Wednesday 26 April 2017

Fishing for Compliments



The Princess Diarist by Carrie Fisher
(Bantam Press)
Pp. 251

This book was published shortly before Carrie Fisher died, which gives much of it added poignancy. It is mainly about her experience filming Star Wars; her youth and her inability to deal with unanticipated fame; her affair with Harrison Ford; her reaction to the conventions; and her irritation at being expected to still look the same now as she did then. The book is not particularly well-written, but it is honest and candid – the inclusion of her diaries and poetry written during the filming of Star Wars is a brave move – and ultimately very readable.

No one was prepared for the reception that Star Wars would receive. Her life was changed forever by the film refused to remain on screen. She was defined by one character with whom she has a love/hate relationship. “I had never been Princess Leia before and now I would be her forever. I would never not be Princess Leia. I had no idea how profoundly true that was and how long forever was.”

She writes with attempted nonchalance and sangfroid and is candid about her own drug addiction. Her style is deliberately self-effacing and jocular in tone, and although she presents her thoughts as raw and elemental, she has clearly polished the words into something she imagines is witty. There are a few insights into the behind-the-scenes goings-on during filming (such as the fact that due to her grimacing each time she fired the laser gun, she had to take shooting lessons from the man who prepared Robert De Niro for his role in Taxi Driver), but film geeks will probably know all of these already.

Her renowned advocacy for gender equality is evident and she had crippling anxiety about her looks, relating that she got the part in Star Wars on the proviso that she would lose ten pounds. But she also confesses she enjoyed the one-sided nature of the film, and to loving the male attention that came from being “the only girl in an all-boy fantasy.”

The main thing to emerge from this book, however, is her affair with Harrison Ford. She mockingly refers to their relationship as ‘Carrison’ and, although it comprises over half of the book, she pretends to dismiss it; forty years afterwards, she still tries to downplay it, which conversely gives it excessive importance. Obviously, this is one-sided account, but Harrison Ford doesn’t present very favourably. He seems like a predator from the first time he takes her home drunk from a cast and crew party. She was young and naïve, and he was careless of her sensitivities and her desperate neediness. She fixated on him like a smitten teenager.
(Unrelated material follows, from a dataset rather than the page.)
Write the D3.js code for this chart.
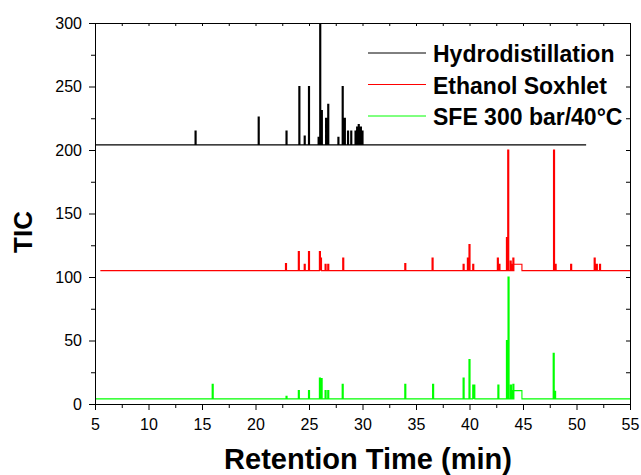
<!DOCTYPE html>
<html>
<head>
<meta charset="utf-8">
<script src="https://cdn.jsdelivr.net/npm/d3@7"></script>
<style>
  body { margin: 0; background: #fff; }
  svg { display: block; font-family: "Liberation Sans", Arial, sans-serif; }
</style>
</head>
<body>
<svg id="chart"></svg>
<script>
// retention time (min), TIC height for each visible peak
const hydroPeaks = [
  [14.4, 215], [20.3, 226], [22.9, 215], [24.1, 250], [24.6, 211], [25.0, 250],
  [25.9, 210], [26.05, 300], [26.2, 231], [26.6, 225], [26.8, 236], [27.75, 210],
  [28.15, 250], [28.35, 225], [28.65, 215], [28.95, 215], [29.35, 215], [29.5, 218],
  [29.65, 220], [29.85, 218], [30.0, 215]
];
const ethanolPeaks = [
  [22.85, 110.5], [24.05, 120], [24.6, 110], [25.0, 120], [26.02, 120], [26.12, 115],
  [26.55, 110], [26.8, 110], [28.2, 115], [34.0, 110.5], [36.55, 115], [39.45, 110],
  [39.85, 115], [40.0, 125.5], [40.35, 110], [42.65, 115], [42.8, 110], [43.5, 131],
  [43.62, 200], [43.85, 112.5], [44.1, 115], [44.45, 110, 0.9], [47.9, 200], [48.05, 110],
  [49.5, 110], [51.7, 115], [51.9, 110], [52.2, 110]
];
const sfePeaks = [
  [16.0, 15.5], [22.9, 6], [24.05, 10.5], [25.0, 10.5], [26.02, 20.5], [26.18, 20],
  [26.55, 10.5], [26.8, 10.5], [28.15, 15.5], [34.0, 15.5], [36.6, 15.5], [39.45, 20.5],
  [40.0, 35], [40.35, 15], [40.45, 15], [42.7, 15], [43.5, 50], [43.65, 100],
  [43.87, 15], [44.1, 15.5], [44.45, 10.5, 0.9], [47.87, 40], [48.0, 10]
];

const seriesNames = ["Hydrodistillation", "Ethanol Soxhlet", "SFE 300 bar/40\u00b0C"];
const seriesColors = ["#000000", "#ff0000", "#00ff00"];
const baselines = [204, 105, 4];
const timeRanges = [[5, 50.9], [5.5, 55], [5, 55]];

const xTicks = [5, 10, 15, 20, 25, 30, 35, 40, 45, 50, 55];
const yTicks = [0, 50, 100, 150, 200, 250, 300];

const margin = { top: 23, right: 11, bottom: 71, left: 95 };
const width = 641 - margin.left - margin.right;
const height = 475 - margin.top - margin.bottom;

const root = d3.select("#chart")
  .attr("width", 641)
  .attr("height", 475);

const svg = root.append("g")
  .attr("transform", `translate(${margin.left},${margin.top})`);

const x = d3.scaleLinear().domain([5, 55]).range([0, width]);
const y = d3.scaleLinear().domain([0, 300]).range([height, 0]);

svg.append("clipPath").attr("id", "plot-clip")
  .append("rect").attr("width", width).attr("height", height);

// chromatogram trace: flat baseline with narrow stepped peaks
function trace(peaks, base, range) {
  const pts = [[range[0], base]];
  peaks.forEach(([t, h, w]) => {
    const hw = (w || 0.1) / 2;
    pts.push([t - hw, base], [t - hw, h], [t + hw, h], [t + hw, base]);
  });
  pts.push([range[1], base]);
  return pts;
}

const line = d3.line().x(d => x(d[0])).y(d => y(d[1]));
const allPeaks = [hydroPeaks, ethanolPeaks, sfePeaks];

svg.append("g").attr("clip-path", "url(#plot-clip)")
  .selectAll("path")
  .data(allPeaks)
  .enter().append("path")
  .attr("d", (p, i) => line(trace(p, baselines[i], timeRanges[i])))
  .attr("fill", "none")
  .attr("stroke", (p, i) => seriesColors[i])
  .attr("stroke-width", 1.1);

// axes
const tickFont = g => g.selectAll("text")
  .style("font-size", "16px")
  .style("font-family", "'Liberation Sans', Arial, sans-serif")
  .attr("fill", "#000");

svg.append("g")
  .attr("transform", `translate(0,${height})`)
  .call(d3.axisBottom(x).tickValues(xTicks).tickSize(6).tickSizeOuter(0).tickPadding(9).tickFormat(d3.format("d")))
  .call(tickFont);
svg.append("g")
  .attr("transform", `translate(0,${height})`)
  .call(d3.axisBottom(x).tickValues(xTicks.slice(0, -1).map(v => v + 2.5)).tickSize(4).tickFormat(""))
  .call(g => g.select(".domain").remove());

svg.append("g")
  .call(d3.axisLeft(y).tickValues(yTicks).tickSize(6).tickSizeOuter(0).tickPadding(7))
  .call(tickFont);
svg.append("g")
  .call(d3.axisLeft(y).tickValues(yTicks.slice(0, -1).map(v => v + 25)).tickSize(4).tickFormat(""))
  .call(g => g.select(".domain").remove());

// top and right: inward ticks, no labels
svg.append("g")
  .call(d3.axisBottom(x).tickValues(d3.range(5, 55.1, 2.5)).tickSize(3).tickSizeOuter(0).tickFormat(""));
svg.append("g")
  .attr("transform", `translate(${width},0)`)
  .call(d3.axisLeft(y).tickValues(d3.range(0, 301, 25)).tickSize(4).tickSizeOuter(0).tickFormat(""));

svg.selectAll(".domain, .tick line").attr("stroke", "#000").attr("stroke-width", 1);

// legend
const legend = root.append("g");
seriesNames.forEach((name, i) => {
  const ly = 53 + i * 31.5;
  legend.append("line")
    .attr("x1", 368).attr("x2", 426)
    .attr("y1", ly).attr("y2", ly)
    .attr("stroke", seriesColors[i]).attr("stroke-width", 1);
  legend.append("text")
    .attr("x", 433).attr("y", ly + 9)
    .style("font-size", "23px").style("font-weight", "bold")
    .text(name);
});

// axis titles
root.append("text")
  .attr("transform", "translate(32,232) rotate(-90)")
  .attr("text-anchor", "middle")
  .style("font-size", "26px").style("font-weight", "bold")
  .text("TIC");

root.append("text")
  .attr("x", 368).attr("y", 469)
  .attr("text-anchor", "middle")
  .style("font-size", "29px").style("font-weight", "bold")
  .text("Retention Time (min)");
</script>
</body>
</html>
He doesn’t talk to her, make her happy or feel good about herself, and he exacerbates her insecurities and anxiety. It seems that he is cold towards her, but perhaps that is just his nature? She records in her diary, “I act like someone in a bomb shelter trying to raise everyone’s spirits.” While it is brave to include the diaries and gauche poems, they are excruciatingly painful to read. Every teenage girl has written self-indulgent nonsense like this, but not always about Harrison Ford. One could argue that she knew the situation – he was married – but she tries to manipulate the reader into feeling sympathy for her.

She concludes with her feelings towards the fans at Star Wars conventions, and it is clear that she is not comfortable with the entire charade. It’s fair to say that Carrie Fisher’s relationship with Princess Leia and Star Wars in general, is both complex and unresolved, which is distressing as it will now forever remain that way.